§ RECORD LIST
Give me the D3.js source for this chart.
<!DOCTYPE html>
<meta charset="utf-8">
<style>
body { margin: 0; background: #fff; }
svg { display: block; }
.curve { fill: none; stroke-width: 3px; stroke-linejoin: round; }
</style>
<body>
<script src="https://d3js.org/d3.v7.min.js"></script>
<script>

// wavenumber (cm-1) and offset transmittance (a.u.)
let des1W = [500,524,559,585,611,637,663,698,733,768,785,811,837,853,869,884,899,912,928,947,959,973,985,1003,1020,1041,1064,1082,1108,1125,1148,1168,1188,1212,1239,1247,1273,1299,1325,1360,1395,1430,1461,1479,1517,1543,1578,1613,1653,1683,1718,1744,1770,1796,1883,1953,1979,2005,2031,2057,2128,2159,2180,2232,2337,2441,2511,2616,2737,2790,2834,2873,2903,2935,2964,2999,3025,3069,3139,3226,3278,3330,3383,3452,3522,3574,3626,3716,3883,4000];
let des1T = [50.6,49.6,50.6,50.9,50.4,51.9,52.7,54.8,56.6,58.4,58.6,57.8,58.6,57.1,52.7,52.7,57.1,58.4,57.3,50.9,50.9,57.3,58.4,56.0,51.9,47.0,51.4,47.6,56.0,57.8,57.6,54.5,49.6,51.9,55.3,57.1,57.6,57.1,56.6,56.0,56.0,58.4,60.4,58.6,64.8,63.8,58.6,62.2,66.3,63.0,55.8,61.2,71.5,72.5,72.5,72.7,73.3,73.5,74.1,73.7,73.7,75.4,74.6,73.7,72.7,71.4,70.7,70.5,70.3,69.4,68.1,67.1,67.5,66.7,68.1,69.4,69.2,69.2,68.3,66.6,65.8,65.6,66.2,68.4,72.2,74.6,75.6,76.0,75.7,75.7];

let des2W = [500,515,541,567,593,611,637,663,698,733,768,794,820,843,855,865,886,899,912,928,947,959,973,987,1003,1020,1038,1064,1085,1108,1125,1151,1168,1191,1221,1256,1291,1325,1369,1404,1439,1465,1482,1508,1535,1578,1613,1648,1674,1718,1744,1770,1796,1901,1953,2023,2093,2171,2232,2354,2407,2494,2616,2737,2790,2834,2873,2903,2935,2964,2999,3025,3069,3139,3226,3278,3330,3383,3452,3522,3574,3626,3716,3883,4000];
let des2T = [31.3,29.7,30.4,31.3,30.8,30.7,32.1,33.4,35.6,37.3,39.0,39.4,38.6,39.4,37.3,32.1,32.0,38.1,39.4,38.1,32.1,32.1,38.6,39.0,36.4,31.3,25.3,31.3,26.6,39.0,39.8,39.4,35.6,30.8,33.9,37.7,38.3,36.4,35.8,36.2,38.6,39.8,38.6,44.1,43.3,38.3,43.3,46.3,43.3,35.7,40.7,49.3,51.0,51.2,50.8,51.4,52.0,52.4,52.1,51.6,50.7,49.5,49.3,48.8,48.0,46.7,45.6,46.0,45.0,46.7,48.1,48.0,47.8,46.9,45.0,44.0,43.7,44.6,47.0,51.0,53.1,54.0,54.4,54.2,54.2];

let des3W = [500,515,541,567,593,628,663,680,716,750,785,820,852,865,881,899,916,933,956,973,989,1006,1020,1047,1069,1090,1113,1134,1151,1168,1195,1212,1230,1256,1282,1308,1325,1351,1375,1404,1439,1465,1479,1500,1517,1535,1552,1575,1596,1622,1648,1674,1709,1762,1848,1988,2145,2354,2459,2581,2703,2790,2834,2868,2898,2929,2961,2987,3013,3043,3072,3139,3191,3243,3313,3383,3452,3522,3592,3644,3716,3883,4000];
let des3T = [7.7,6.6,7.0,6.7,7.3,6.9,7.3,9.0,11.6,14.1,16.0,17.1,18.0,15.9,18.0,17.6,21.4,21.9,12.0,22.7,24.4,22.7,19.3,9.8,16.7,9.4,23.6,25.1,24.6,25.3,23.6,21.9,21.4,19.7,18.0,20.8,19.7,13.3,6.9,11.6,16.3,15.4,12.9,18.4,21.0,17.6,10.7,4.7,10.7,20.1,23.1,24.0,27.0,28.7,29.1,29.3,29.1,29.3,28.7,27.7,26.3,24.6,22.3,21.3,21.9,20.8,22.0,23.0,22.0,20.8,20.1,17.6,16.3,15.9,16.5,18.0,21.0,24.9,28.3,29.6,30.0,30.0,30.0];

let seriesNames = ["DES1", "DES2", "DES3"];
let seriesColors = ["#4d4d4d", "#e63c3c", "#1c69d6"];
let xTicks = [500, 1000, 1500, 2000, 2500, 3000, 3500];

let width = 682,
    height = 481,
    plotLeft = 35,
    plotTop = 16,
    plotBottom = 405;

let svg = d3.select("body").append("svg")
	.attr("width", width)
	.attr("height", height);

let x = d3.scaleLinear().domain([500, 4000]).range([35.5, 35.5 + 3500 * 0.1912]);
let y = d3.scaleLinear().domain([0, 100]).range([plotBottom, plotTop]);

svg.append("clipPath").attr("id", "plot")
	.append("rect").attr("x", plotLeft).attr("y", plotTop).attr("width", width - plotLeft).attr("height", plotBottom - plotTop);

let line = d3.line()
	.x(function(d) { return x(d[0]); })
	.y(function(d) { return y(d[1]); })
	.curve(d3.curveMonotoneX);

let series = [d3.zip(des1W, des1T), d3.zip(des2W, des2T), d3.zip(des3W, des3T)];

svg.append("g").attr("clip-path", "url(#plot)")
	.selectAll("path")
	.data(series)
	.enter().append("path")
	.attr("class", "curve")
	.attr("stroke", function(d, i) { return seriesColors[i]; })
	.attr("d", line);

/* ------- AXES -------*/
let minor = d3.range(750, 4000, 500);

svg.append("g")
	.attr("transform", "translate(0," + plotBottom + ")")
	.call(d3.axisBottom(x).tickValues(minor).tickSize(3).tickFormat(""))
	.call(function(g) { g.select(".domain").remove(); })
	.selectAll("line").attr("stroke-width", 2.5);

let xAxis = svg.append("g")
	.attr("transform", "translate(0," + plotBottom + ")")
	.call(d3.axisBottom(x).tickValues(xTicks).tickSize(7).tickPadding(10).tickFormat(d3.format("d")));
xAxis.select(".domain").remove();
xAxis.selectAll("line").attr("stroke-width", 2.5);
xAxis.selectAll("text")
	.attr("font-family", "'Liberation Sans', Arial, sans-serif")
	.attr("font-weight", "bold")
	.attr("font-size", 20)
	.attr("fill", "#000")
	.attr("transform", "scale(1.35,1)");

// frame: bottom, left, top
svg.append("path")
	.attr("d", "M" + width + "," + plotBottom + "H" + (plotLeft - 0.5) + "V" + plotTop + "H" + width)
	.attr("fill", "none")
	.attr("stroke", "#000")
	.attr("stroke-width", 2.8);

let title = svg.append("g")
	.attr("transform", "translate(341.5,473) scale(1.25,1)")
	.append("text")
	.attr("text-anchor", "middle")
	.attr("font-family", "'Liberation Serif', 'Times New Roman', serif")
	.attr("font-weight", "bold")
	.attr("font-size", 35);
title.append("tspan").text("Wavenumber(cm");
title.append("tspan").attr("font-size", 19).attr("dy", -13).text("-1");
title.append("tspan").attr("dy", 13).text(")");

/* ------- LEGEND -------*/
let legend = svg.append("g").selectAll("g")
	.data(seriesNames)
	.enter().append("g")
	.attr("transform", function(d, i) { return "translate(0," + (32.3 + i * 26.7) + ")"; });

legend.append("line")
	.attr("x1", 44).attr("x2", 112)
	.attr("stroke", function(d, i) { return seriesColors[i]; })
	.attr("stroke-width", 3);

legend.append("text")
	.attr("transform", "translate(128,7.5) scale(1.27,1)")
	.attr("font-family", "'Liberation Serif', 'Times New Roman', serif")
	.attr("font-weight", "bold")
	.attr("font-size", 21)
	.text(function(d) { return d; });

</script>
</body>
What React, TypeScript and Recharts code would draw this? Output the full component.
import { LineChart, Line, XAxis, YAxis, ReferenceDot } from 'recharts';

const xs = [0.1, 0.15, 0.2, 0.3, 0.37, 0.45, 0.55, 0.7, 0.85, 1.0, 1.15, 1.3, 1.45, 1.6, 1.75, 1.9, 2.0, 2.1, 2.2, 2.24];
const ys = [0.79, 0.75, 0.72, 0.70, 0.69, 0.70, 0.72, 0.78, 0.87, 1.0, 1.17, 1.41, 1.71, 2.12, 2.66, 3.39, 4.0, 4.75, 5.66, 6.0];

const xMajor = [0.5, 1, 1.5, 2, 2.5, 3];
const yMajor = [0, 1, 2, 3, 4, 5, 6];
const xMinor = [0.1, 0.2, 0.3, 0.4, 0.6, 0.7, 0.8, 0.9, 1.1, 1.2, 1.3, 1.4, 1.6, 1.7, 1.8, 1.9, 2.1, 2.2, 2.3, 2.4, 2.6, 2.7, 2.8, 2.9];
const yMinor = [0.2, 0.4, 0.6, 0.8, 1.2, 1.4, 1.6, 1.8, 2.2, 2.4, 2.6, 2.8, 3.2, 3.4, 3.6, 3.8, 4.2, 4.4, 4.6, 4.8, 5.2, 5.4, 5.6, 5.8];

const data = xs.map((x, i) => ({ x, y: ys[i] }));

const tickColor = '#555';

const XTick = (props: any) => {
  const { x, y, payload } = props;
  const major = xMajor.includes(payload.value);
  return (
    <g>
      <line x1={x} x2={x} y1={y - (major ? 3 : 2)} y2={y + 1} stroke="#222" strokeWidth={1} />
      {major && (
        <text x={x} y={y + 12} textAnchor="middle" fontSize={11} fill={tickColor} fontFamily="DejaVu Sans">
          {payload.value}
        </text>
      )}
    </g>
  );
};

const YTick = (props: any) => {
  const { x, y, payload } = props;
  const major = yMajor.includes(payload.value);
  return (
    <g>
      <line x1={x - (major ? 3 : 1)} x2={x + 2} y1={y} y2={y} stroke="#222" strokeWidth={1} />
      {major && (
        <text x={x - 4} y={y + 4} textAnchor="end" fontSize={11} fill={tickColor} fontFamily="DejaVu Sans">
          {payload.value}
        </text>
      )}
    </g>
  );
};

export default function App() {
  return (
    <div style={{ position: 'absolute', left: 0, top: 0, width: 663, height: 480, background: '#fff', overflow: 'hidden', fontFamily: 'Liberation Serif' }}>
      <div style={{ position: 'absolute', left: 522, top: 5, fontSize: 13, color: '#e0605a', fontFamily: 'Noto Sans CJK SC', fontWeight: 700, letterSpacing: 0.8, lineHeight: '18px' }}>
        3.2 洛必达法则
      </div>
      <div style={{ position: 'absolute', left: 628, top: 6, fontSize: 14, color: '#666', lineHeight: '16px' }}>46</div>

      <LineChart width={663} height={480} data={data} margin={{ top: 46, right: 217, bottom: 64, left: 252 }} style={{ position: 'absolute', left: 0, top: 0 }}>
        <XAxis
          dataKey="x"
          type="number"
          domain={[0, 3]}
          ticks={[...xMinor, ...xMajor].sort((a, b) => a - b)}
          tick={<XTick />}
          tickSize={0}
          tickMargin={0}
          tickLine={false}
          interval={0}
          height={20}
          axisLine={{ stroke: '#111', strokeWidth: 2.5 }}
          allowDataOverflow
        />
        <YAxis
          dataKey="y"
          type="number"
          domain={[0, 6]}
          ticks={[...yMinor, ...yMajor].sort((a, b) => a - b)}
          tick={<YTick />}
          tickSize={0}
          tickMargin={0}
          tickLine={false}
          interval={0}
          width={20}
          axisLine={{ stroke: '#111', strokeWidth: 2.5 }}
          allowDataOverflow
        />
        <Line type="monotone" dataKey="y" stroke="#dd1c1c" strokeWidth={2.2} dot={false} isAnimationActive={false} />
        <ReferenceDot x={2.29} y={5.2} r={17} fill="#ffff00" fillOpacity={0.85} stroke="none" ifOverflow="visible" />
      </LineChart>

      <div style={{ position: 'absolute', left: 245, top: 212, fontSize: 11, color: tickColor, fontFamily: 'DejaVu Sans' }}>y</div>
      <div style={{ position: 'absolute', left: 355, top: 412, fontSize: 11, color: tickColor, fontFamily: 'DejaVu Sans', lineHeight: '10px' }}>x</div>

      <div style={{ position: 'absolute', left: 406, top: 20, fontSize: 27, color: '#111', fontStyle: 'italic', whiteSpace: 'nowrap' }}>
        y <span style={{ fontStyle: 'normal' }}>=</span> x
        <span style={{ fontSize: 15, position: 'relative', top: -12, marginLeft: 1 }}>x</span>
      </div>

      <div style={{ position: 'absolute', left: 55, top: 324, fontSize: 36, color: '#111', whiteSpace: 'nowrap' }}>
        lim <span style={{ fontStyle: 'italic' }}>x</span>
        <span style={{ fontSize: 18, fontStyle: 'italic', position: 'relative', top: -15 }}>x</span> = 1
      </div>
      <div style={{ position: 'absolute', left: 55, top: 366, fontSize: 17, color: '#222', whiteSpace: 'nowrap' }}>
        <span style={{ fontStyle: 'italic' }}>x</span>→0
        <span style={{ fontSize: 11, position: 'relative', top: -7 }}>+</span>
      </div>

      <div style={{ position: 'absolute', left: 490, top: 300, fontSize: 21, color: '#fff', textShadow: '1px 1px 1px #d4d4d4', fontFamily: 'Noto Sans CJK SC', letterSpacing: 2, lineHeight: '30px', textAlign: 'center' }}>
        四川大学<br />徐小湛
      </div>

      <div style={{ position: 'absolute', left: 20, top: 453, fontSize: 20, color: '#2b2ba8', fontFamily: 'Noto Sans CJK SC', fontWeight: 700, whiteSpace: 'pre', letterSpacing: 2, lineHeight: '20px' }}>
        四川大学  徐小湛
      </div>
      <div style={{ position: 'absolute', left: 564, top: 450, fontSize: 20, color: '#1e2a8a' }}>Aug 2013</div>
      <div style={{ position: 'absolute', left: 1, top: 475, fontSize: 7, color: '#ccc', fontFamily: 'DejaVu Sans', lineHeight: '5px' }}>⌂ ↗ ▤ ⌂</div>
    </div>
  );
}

§ WHAT YOU WILL DO
Extract the lines from the line with "What React, TypeScript" to the line with "4.75, 5.66, 6.0];", inclusive, reproducing them exactly and leaving out every other line.

§ WRITTEN SOLUTION
What React, TypeScript and Recharts code would draw this? Output the full component.
import { LineChart, Line, XAxis, YAxis, ReferenceDot } from 'recharts';

const xs = [0.1, 0.15, 0.2, 0.3, 0.37, 0.45, 0.55, 0.7, 0.85, 1.0, 1.15, 1.3, 1.45, 1.6, 1.75, 1.9, 2.0, 2.1, 2.2, 2.24];
const ys = [0.79, 0.75, 0.72, 0.70, 0.69, 0.70, 0.72, 0.78, 0.87, 1.0, 1.17, 1.41, 1.71, 2.12, 2.66, 3.39, 4.0, 4.75, 5.66, 6.0];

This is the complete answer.